**Problem requirements:** Copy out the listing that follows exactly, dropping every picture.

--- Begin Data extract ---

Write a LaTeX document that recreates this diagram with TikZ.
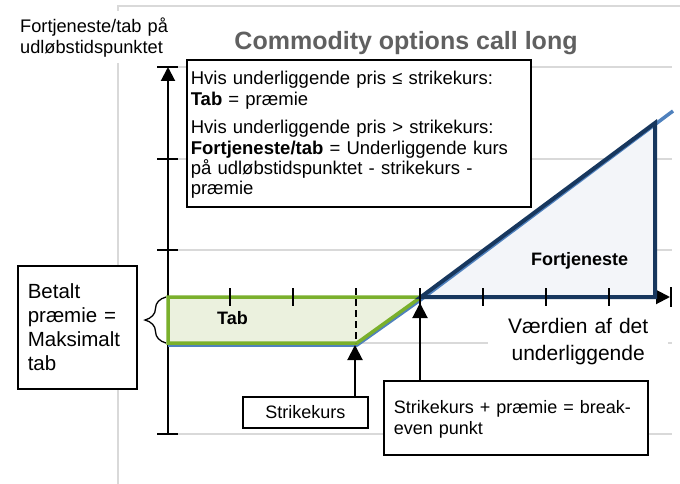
\documentclass[tikz,border=0pt]{standalone}
\usepackage{fontspec}
\setmainfont{Liberation Sans}
\usetikzlibrary{arrows.meta,decorations.pathreplacing}
\definecolor{gridc}{HTML}{D9D9D9}
\definecolor{ttl}{HTML}{606060}
\definecolor{lgreen}{HTML}{7AB02C}
\definecolor{lgreenfill}{HTML}{EBF1DE}
\definecolor{navy}{HTML}{17375E}
\definecolor{navyfill}{HTML}{F3F5F9}
\definecolor{pblue}{HTML}{4F81BD}
\newcommand{\fsz}[2]{\fontsize{#1}{#2}\selectfont}
\begin{document}
\begin{tikzpicture}[x=1pt,y=-1pt,
  gridline/.style={draw=gridc,line width=1.5pt},
  axisline/.style={line width=2pt,-{Triangle[length=14pt,width=14pt]}},
  tickmark/.style={line width=1.8pt},
  box/.style={draw=black,line width=1.6pt,fill=white},
  arr/.style={line width=2pt,-{Triangle[length=15pt,width=15pt]}},
  txt/.style={inner sep=0pt,anchor=base west},
]
\useasboundingbox[fill=white] (0,0) rectangle (680,484);
% chart frame and gridlines
\draw[gridline] (118,484) -- (118,6) -- (680,6);
\foreach \y in {67,159,250,343,434} \draw[gridline] (168,\y) -- (672,\y);
% y label
\node[fill=white,anchor=north west,inner xsep=4pt,inner ysep=0pt,text width=150pt,align=left,
      text height=21pt,text depth=31pt,font=\fsz{18.2}{21}] (ylab) at (16,11)
  {Fortjeneste/tab på\\udløbstidspunktet};
% title
\node[txt,anchor=base,font=\bfseries\fsz{25}{30},text=ttl] (title) at (406,50) {Commodity options call long};
% axes
\draw[axisline] (168,434) -- (168,67);
\draw[axisline] (168,297) -- (670,297);
% profit triangle fill, payoff line, loss area, profit outline
\fill[navyfill] (421,297) -- (655,123) -- (655,297) -- cycle;
\draw[pblue,line width=3.5pt,line join=round] (168,345) -- (357,345) -- (421,299.5) -- (673,111);
\draw[draw=lgreen,fill=lgreenfill,line width=3.5pt] (168,297) -- (421,297) -- (357,343) -- (168,343) -- cycle;
\draw[navy,line width=4pt,line join=miter] (421,297) -- (655,123) -- (655,297) -- cycle;
% ticks
\foreach \x in {230,293,420,483,546,609} \draw[tickmark] (\x,288) -- (\x,306);
\draw[tickmark] (671,287) -- (671,307);
\foreach \y in {67,159,250,434} \draw[tickmark] (157,\y) -- (178,\y);
\draw[tickmark,dash pattern=on 7pt off 4pt] (356,288) -- (356,343);
% labels in chart
\node[txt,font=\bfseries\fsz{18}{21}] (tab) at (217,324) {Tab};
\node[txt,font=\bfseries\fsz{18}{21}] (profit) at (531,265) {Fortjeneste};
\node[fill=white,anchor=north west,inner sep=0pt,text width=180pt,align=center,
      text height=16pt,text depth=33pt,font=\fsz{21}{27}] (value) at (488,317)
  {Værdien af det\\underliggende};
% info box
\node[box,anchor=north west,inner xsep=4pt,inner ysep=0pt,text width=336pt,align=left,
      text height=25pt,text depth=122pt,font=\fsz{18.5}{20.3}] (info) at (186,59)
  {Hvis underliggende pris ≤ strikekurs:\\
   \textbf{Tab} = præmie\\[8.5pt]
   Hvis underliggende pris > strikekurs:\\
   \textbf{Fortjeneste/tab} = Underliggende kurs\\
   på udløbstidspunktet - strikekurs -\\
   præmie};
% premium box and brace
\node[box,anchor=north west,inner xsep=10pt,inner ysep=0pt,text width=99pt,align=left,
      text height=33pt,text depth=90pt,font=\fsz{20.5}{24}] (prem) at (17,265)
  {Betalt\\præmie =\\Maksimalt\\tab};
\coordinate (bracetop) at (166,297);
\coordinate (bracebot) at (166,343);
\draw[line width=1.3pt,decorate,decoration={brace,amplitude=21pt,aspect=0.5}] (bracebot) -- (bracetop);
% strike box
\node[box,anchor=north west,inner sep=0pt,minimum width=125pt,
      text height=22pt,text depth=9pt,font=\fsz{18}{21}] (strike) at (242,396) {Strikekurs};
\coordinate (strikept) at (355,345);
\draw[arr] (strike.north -| strikept) -- (strikept);
% break-even box
\node[box,anchor=north west,inner xsep=10pt,inner ysep=0pt,text width=244pt,align=left,
      text height=33pt,text depth=41pt,font=\fsz{18}{21}] (breakeven) at (383,380)
  {Strikekurs + præmie = break-\\even punkt};
\coordinate (bept) at (420,303);
\draw[arr] (breakeven.north -| bept) -- (bept);
\end{tikzpicture}
\end{document}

--- End Data extract ---

**The solution:**
Write a LaTeX document that recreates this diagram with TikZ.
\documentclass[tikz,border=0pt]{standalone}
\usepackage{fontspec}
\setmainfont{Liberation Sans}
\usetikzlibrary{arrows.meta,decorations.pathreplacing}
\definecolor{gridc}{HTML}{D9D9D9}
\definecolor{ttl}{HTML}{606060}
\definecolor{lgreen}{HTML}{7AB02C}
\definecolor{lgreenfill}{HTML}{EBF1DE}
\definecolor{navy}{HTML}{17375E}
\definecolor{navyfill}{HTML}{F3F5F9}
\definecolor{pblue}{HTML}{4F81BD}
\newcommand{\fsz}[2]{\fontsize{#1}{#2}\selectfont}
\begin{document}
\begin{tikzpicture}[x=1pt,y=-1pt,
  gridline/.style={draw=gridc,line width=1.5pt},
  axisline/.style={line width=2pt,-{Triangle[length=14pt,width=14pt]}},
  tickmark/.style={line width=1.8pt},
  box/.style={draw=black,line width=1.6pt,fill=white},
  arr/.style={line width=2pt,-{Triangle[length=15pt,width=15pt]}},
  txt/.style={inner sep=0pt,anchor=base west},
]
\useasboundingbox[fill=white] (0,0) rectangle (680,484);
% chart frame and gridlines
\draw[gridline] (118,484) -- (118,6) -- (680,6);
\foreach \y in {67,159,250,343,434} \draw[gridline] (168,\y) -- (672,\y);
% y label
\node[fill=white,anchor=north west,inner xsep=4pt,inner ysep=0pt,text width=150pt,align=left,
      text height=21pt,text depth=31pt,font=\fsz{18.2}{21}] (ylab) at (16,11)
  {Fortjeneste/tab på\\udløbstidspunktet};
% title
\node[txt,anchor=base,font=\bfseries\fsz{25}{30},text=ttl] (title) at (406,50) {Commodity options call long};
% axes
\draw[axisline] (168,434) -- (168,67);
\draw[axisline] (168,297) -- (670,297);
% profit triangle fill, payoff line, loss area, profit outline
\fill[navyfill] (421,297) -- (655,123) -- (655,297) -- cycle;
\draw[pblue,line width=3.5pt,line join=round] (168,345) -- (357,345) -- (421,299.5) -- (673,111);
\draw[draw=lgreen,fill=lgreenfill,line width=3.5pt] (168,297) -- (421,297) -- (357,343) -- (168,343) -- cycle;
\draw[navy,line width=4pt,line join=miter] (421,297) -- (655,123) -- (655,297) -- cycle;
% ticks
\foreach \x in {230,293,420,483,546,609} \draw[tickmark] (\x,288) -- (\x,306);
\draw[tickmark] (671,287) -- (671,307);
\foreach \y in {67,159,250,434} \draw[tickmark] (157,\y) -- (178,\y);
\draw[tickmark,dash pattern=on 7pt off 4pt] (356,288) -- (356,343);
% labels in chart
\node[txt,font=\bfseries\fsz{18}{21}] (tab) at (217,324) {Tab};
\node[txt,font=\bfseries\fsz{18}{21}] (profit) at (531,265) {Fortjeneste};
\node[fill=white,anchor=north west,inner sep=0pt,text width=180pt,align=center,
      text height=16pt,text depth=33pt,font=\fsz{21}{27}] (value) at (488,317)
  {Værdien af det\\underliggende};
% info box
\node[box,anchor=north west,inner xsep=4pt,inner ysep=0pt,text width=336pt,align=left,
      text height=25pt,text depth=122pt,font=\fsz{18.5}{20.3}] (info) at (186,59)
  {Hvis underliggende pris ≤ strikekurs:\\
   \textbf{Tab} = præmie\\[8.5pt]
   Hvis underliggende pris > strikekurs:\\
   \textbf{Fortjeneste/tab} = Underliggende kurs\\
   på udløbstidspunktet - strikekurs -\\
   præmie};
% premium box and brace
\node[box,anchor=north west,inner xsep=10pt,inner ysep=0pt,text width=99pt,align=left,
      text height=33pt,text depth=90pt,font=\fsz{20.5}{24}] (prem) at (17,265)
  {Betalt\\præmie =\\Maksimalt\\tab};
\coordinate (bracetop) at (166,297);
\coordinate (bracebot) at (166,343);
\draw[line width=1.3pt,decorate,decoration={brace,amplitude=21pt,aspect=0.5}] (bracebot) -- (bracetop);
% strike box
\node[box,anchor=north west,inner sep=0pt,minimum width=125pt,
      text height=22pt,text depth=9pt,font=\fsz{18}{21}] (strike) at (242,396) {Strikekurs};
\coordinate (strikept) at (355,345);
\draw[arr] (strike.north -| strikept) -- (strikept);
% break-even box
\node[box,anchor=north west,inner xsep=10pt,inner ysep=0pt,text width=244pt,align=left,
      text height=33pt,text depth=41pt,font=\fsz{18}{21}] (breakeven) at (383,380)
  {Strikekurs + præmie = break-\\even punkt};
\coordinate (bept) at (420,303);
\draw[arr] (breakeven.north -| bept) -- (bept);
\end{tikzpicture}
\end{document}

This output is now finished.